Hong Kong's pro-democracy politicians have won enough seats in Sunday's legislative elections to hold onto the bloc's key veto power. The result came despite predictions of heavy losses for the democrats. Claudia Blume reports from Hong Kong.
The pro-democracy opposition won 23 seats in Hong Kong's 60-member Legislative Council. This means that the democratic camp will retain its veto power on constitutional matters in the legislature. Several key democracy activists, such as Emily Lau and Leung Kwok-hung, better known as "Longhair", kept their seats.
While the democrats won two fewer seats than in the last election in 2004, the outcome for the opposition was better than expected.
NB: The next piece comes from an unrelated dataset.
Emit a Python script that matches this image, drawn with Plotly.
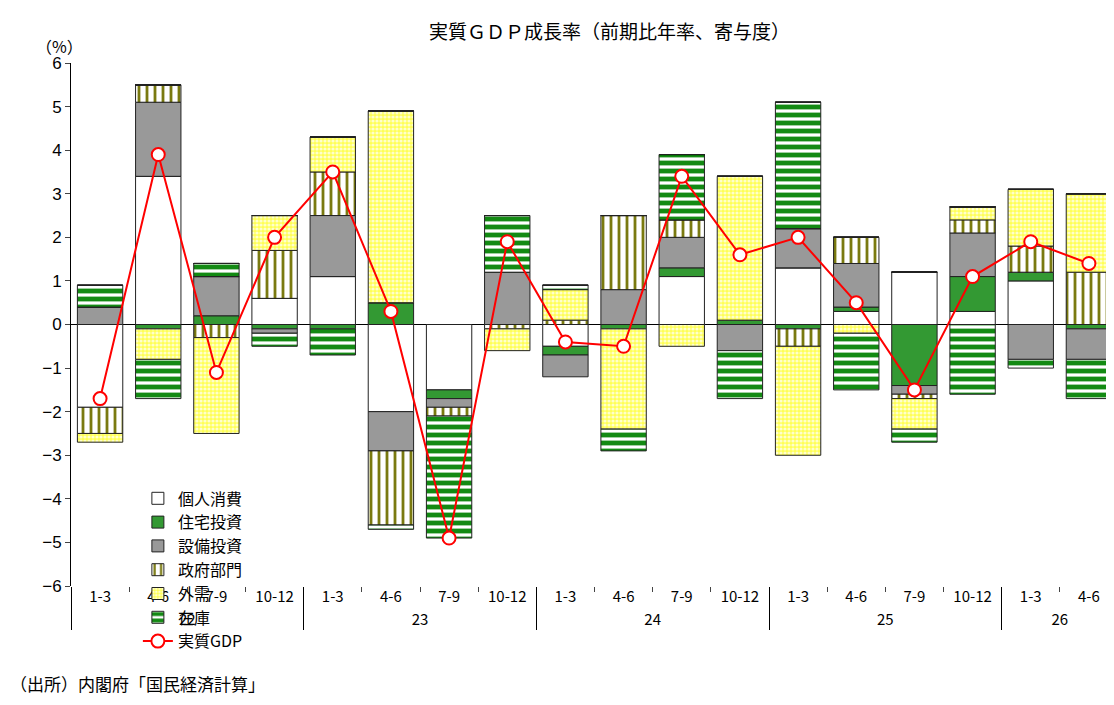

Political analysts had predicted the pro-democracy team would suffer a major setback after Beijing promised people in Hong Kong some form of universal suffrage by 2017. The announcement took a lot of momentum out of the debate over democratic reforms in the former British colony, which was returned to China in 1997.
While a record number of candidates competed in the election, just 45 percent of the voters cast ballots, compared with 56 percent in 2004.
Ma Ngok, a political analyst at Hong Kong's Chinese University, says that unlike four years ago, no pressing issues were being addressed this year, accounting for the lower voter turnout.
"I think the campaign issue is a lot different this year because 2004 the campaign was all about universal suffrage," Ma said. "But this year I think most people are focusing on economic and livelihood issues. If this is the case most political parties fail to offer different party platforms on these issues. So it seems that they fail to interest the electorate as a whole.
Pro-Beijing politicians, led by the Democratic Alliance for the Betterment of Hong Kong, remain the dominant power in the legislative council, with 37 seats.
One conservative group, the pro-business Liberal Party suffered a blow, however. The party's chairman James Tien and vice chairwoman Selina Chow both lost their seats. Tien resigned his party position.
Ivan Choy, a political scientist at the Chinese University of Hong Kong, says the disappointing results for the Liberals were caused by public sentiment against the business sector.
"There is an anti-business atmosphere and sentiment during the elections because of the inflation and many people complain that the inflation is because of the businessmen who increase their price rather than it can be accounted by imported inflation," Choy said. "But there are some internal factors that some businessmen try to inflate their price in order to make larger profits."
Voters in Hong Kong can only pick half of the territory's lawmakers. The remaining 30 are chosen by special-interest groups such as real estate developers, accountants and doctors. The city's top official, the chief executive, is selected by a group of about 800 people, who are approved by Beijing.